Bikram Singh has to provide healing touch

New Army Chief faces the challenge of closing fissures in top echelons

May 31, 2012 12:23 pm | Updated July 12, 2016 02:26 am IST - New Delhi

File photo of General Bikram Singh who took over as Army Chief on May 31, 2012. Photo: Shanker Chakravarty

File photo of General Bikram Singh who took over as Army Chief on May 31, 2012. Photo: Shanker Chakravarty

General Bikram Singh, a veteran infantry officer, who took over as the 25th chief of the Indian Army on Thursday, has to grapple with the challenge of closing the fissures in the top echelons of the world's second largest force.

He succeeds General V.K. Singh, whose 26-month tenure was marred by a slew of controversies, including an unseemly row over his date of birth.

General Bikram Singh, 59, who earlier served as commander of the Kolkata-based Eastern Army Command, will have a tenure of two years and three months.

Describing the tasks ahead of General Bikram Singh as “very challenging,” defence and strategic affairs analyst C. Uday Bhaskar told The Hindu that the new Army Chief would need the support of all to provide the healing touch and close the fissures that had arisen of late in the top echelons. “He faces a very challenging task, and perhaps he will feel somewhat handicapped because his tenure begins against the backdrop of a divisive and turbulent period.”

Mr. Uday Bhaskar said General Bikram Singh would also need to devote considerable time and energy to the modernisation of the Army to keep it “agile and fighting fit.” General V.K. Singh's tenure was a “combination of controversy and courage,” as he had started improving the health of the Army, but got bogged down in the age row and other controversies.

General Bikram Singh has played a key role in counter-insurgency as Corps Commander of the Srinagar-based 15 Corps and the Akhnoor-based 10 Division as Major General. “Bikki” to his friends, he was commissioned into the Sikh Light Infantry Regiment on March 31, 1972, after he attended the Indian Military Academy. He was awarded the ‘Commando Dagger' and the ‘Best in Tactics' trophy during his young officers' course at the Infantry School, Belgaum, where he later served as instructor in the Commando Wing.

During the Kargil conflict, he served in the Military Operations Directorate and was fielded to brief the media on the operations.

As brigadier, he attended the U.S. Army War College in Pennsylvania and served the United Nations in Central America on two assignments.

Earlier, the outgoing Army Chief said the internal health of the 1.13-million-strong force had improved during his tenure.

Interacting with journalists after inspecting a farewell guard of honour, General V.K. Singh, 62, brushed aside controversies that broke out during his tenure. If “we pay too much attention to certain things, they become controversial.”

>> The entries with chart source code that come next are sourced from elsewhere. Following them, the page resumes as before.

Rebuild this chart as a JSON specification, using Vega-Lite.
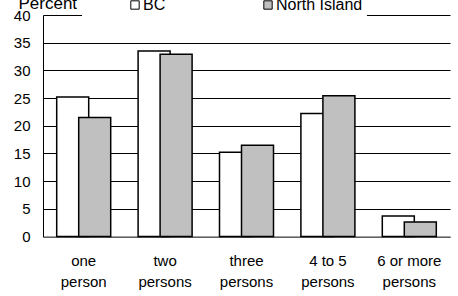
{
  "$schema": "https://vega.github.io/schema/vega-lite/v6.json",
  "width": 407,
  "height": 221.5,
  "autosize": {"type": "none"},
  "padding": {"left": 43, "top": 15, "right": 8, "bottom": 59.5},
  "background": "white",
  "data": {
    "values": [
      {"household": "one person", "region": "BC", "pct": 25.2},
      {"household": "one person", "region": "North Island", "pct": 21.5},
      {"household": "two persons", "region": "BC", "pct": 33.5},
      {"household": "two persons", "region": "North Island", "pct": 32.9},
      {"household": "three persons", "region": "BC", "pct": 15.2},
      {"household": "three persons", "region": "North Island", "pct": 16.5},
      {"household": "4 to 5 persons", "region": "BC", "pct": 22.2},
      {"household": "4 to 5 persons", "region": "North Island", "pct": 25.4},
      {"household": "6 or more persons", "region": "BC", "pct": 3.7},
      {"household": "6 or more persons", "region": "North Island", "pct": 2.6}
    ]
  },
  "mark": {"type": "bar", "width": 32, "stroke": "#000000", "strokeWidth": 1.5},
  "encoding": {
    "x": {
      "field": "household",
      "type": "nominal",
      "sort": null,
      "scale": {"paddingInner": 0, "paddingOuter": 0},
      "axis": {
        "title": null,
        "ticks": false,
        "grid": false,
        "domain": true,
        "domainColor": "#808080",
        "domainWidth": 1.5,
        "labelAngle": 0,
        "labelFontSize": 15,
        "labelColor": "#000000",
        "labelPadding": 17,
        "labelLineHeight": 21,
        "labelExpr": "[substring(datum.value, 0, lastindexof(datum.value, ' ')), substring(datum.value, lastindexof(datum.value, ' ') + 1)]"
      }
    },
    "xOffset": {
      "field": "region",
      "type": "nominal",
      "scale": {"range": [18.7, 62.7], "paddingInner": 0, "paddingOuter": 0}
    },
    "y": {
      "field": "pct",
      "type": "quantitative",
      "scale": {"domain": [0, 40], "nice": false},
      "axis": {
        "values": [0, 5, 10, 15, 20, 25, 30, 35, 40],
        "ticks": false,
        "domain": true,
        "domainColor": "#000000",
        "grid": true,
        "gridColor": "#000000",
        "gridWidth": 1,
        "labelPadding": 13,
        "labelFontSize": 15,
        "labelColor": "#000000",
        "title": "Percent",
        "titleAngle": 0,
        "titleX": -25,
        "titleY": -7,
        "titleAlign": "left",
        "titleBaseline": "alphabetic",
        "titleFontWeight": "normal",
        "titleFontSize": 17,
        "titleColor": "#000000"
      }
    },
    "fill": {
      "field": "region",
      "type": "nominal",
      "scale": {"range": ["#ffffff", "#c0c0c0"]},
      "legend": {
        "orient": "none",
        "legendX": 39,
        "legendY": -22,
        "direction": "horizontal",
        "title": null,
        "fillColor": "white",
        "padding": 4,
        "symbolType": "square",
        "symbolSize": 70,
        "symbolStrokeColor": "#000000",
        "symbolStrokeWidth": 1,
        "symbolOpacity": 1,
        "labelFontSize": 16,
        "labelColor": "#000000",
        "labelOffset": 0,
        "symbolOffset": 41,
        "columnPadding": 53
      }
    }
  },
  "config": {
    "font": "Liberation Sans",
    "view": {"stroke": null}
  }
}
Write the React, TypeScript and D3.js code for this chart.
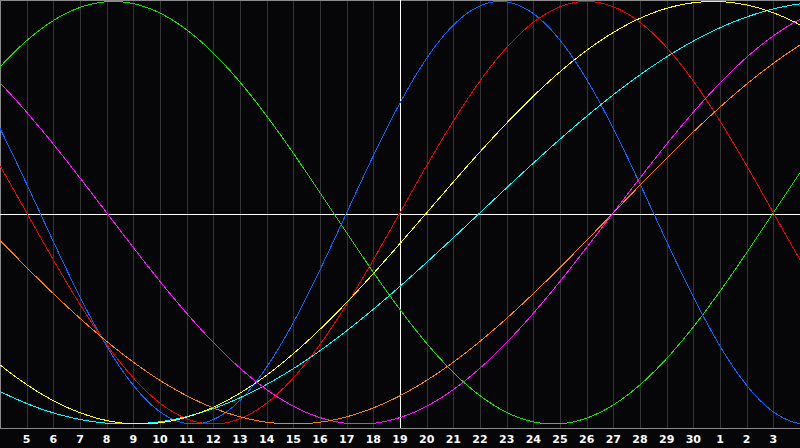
import React from 'react';
import * as d3 from 'd3';

// days shown under the grid lines (grid line 1 .. 29)
const dayLabels = [
  '5', '6', '7', '8', '9', '10', '11', '12', '13', '14', '15', '16', '17', '18', '19',
  '20', '21', '22', '23', '24', '25', '26', '27', '28', '29', '30', '1', '2', '3',
];
const todayIndex = 15; // the white vertical line ("19")

// cycles: period in days, day of the upward zero crossing
const cycleNames = ['Physical', 'Emotional', 'Intellectual', 'Intuitive', 'Aesthetic', 'Awareness', 'Spiritual'];
const cyclePeriods = [23, 28, 33, 38, 43, 48, 53];
const cycleZeroDays = [13, 15, -4, 23, 16, 23, 18];
const cycleColors = ['#0a64ff', '#f00000', '#16e000', '#ff10ff', '#ffff00', '#ff8000', '#00ffff'];
const drawOrder = [2, 0, 1, 6, 4, 3, 5];

const W = 800;
const H = 448;
const plotBottom = 428;
const spanDays = 30;

export default function App() {
  const x = d3.scaleLinear().domain([0, spanDays]).range([0, W]);
  const y = d3.scaleLinear().domain([-1, 1]).range([424, 1.5]);
  const samples = d3.range(0, spanDays + 0.05, 0.05);

  const line = d3.line<number>()
    .x(d => x(d))
    .y(d => y(d));

  const paths = drawOrder.map(i => {
    const P = cyclePeriods[i];
    const z = cycleZeroDays[i];
    const pts: [number, number][] = samples.map(d => [x(d), y(Math.sin((2 * Math.PI * (d - z)) / P))]);
    return { i, d: d3.line()(pts) as string };
  });

  const px = (v: number) => Math.round(v) + 0.5;

  return (
    <svg
      width={W}
      height={H}
      style={{ position: 'absolute', left: 0, top: 0, display: 'block', background: '#060609' }}
    >
      <rect x={0} y={0} width={W} height={H} fill="#060609" />
      {/* day grid */}
      {d3.range(1, spanDays).map(k => (
        <line key={k} x1={px(x(k))} x2={px(x(k))} y1={0} y2={plotBottom} stroke="#333336" strokeWidth={1} />
      ))}
      {/* frame */}
      <line x1={0} x2={W} y1={0.5} y2={0.5} stroke="#8a8a8a" />
      <line x1={0.5} x2={0.5} y1={0} y2={plotBottom} stroke="#8a8a8a" />
      <line x1={0} x2={W} y1={plotBottom + 0.5} y2={plotBottom + 0.5} stroke="#8a8a8a" />
      {/* zero line and today */}
      <line x1={0} x2={W} y1={px(y(0)) + 1} y2={px(y(0)) + 1} stroke="#ffffff" />
      <line x1={px(x(todayIndex))} x2={px(x(todayIndex))} y1={0} y2={plotBottom} stroke="#ffffff" />
      {paths.map(p => (
        <path
          key={p.i}
          d={p.d}
          fill="none"
          stroke={cycleColors[p.i]}
          strokeWidth={1}
          shapeRendering="crispEdges"
        >
          <title>{cycleNames[p.i]}</title>
        </path>
      ))}
      {dayLabels.map((t, i) => (
        <text
          key={i}
          x={x(i + 1)}
          y={443}
          fill="#ffffff"
          fontFamily="DejaVu Sans, sans-serif"
          fontWeight="bold"
          fontSize={11}
          textAnchor="middle"
        >
          {t}
        </text>
      ))}
    </svg>
  );
}
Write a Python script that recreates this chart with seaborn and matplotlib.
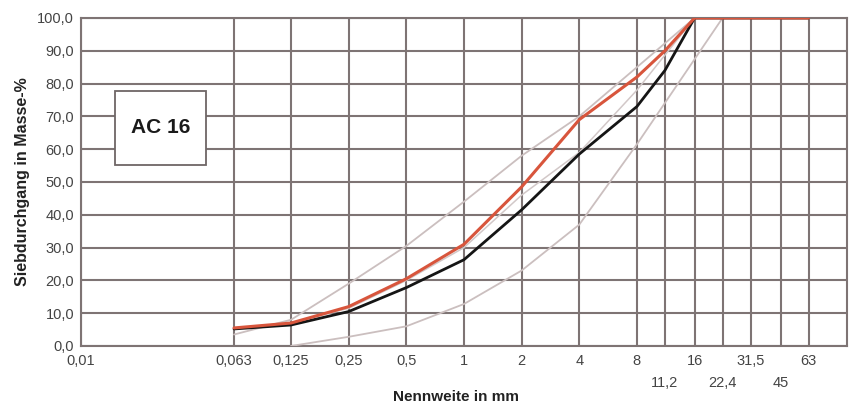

Asked about his major achievements, General Singh said: “What we have been able to achieve is changing of the mindset in the Army. We have been able to take the path of transformation, which includes making the Army ready, relevant, agile and much more effective. Leaner in terms of how it takes its decisions [and that] is already in the pipeline.”

He said: “We have been able to ensure that the hollowness affecting the Army was addressed in a very cogent manner, and we had the support of the Defence Minister [A.K. Antony].”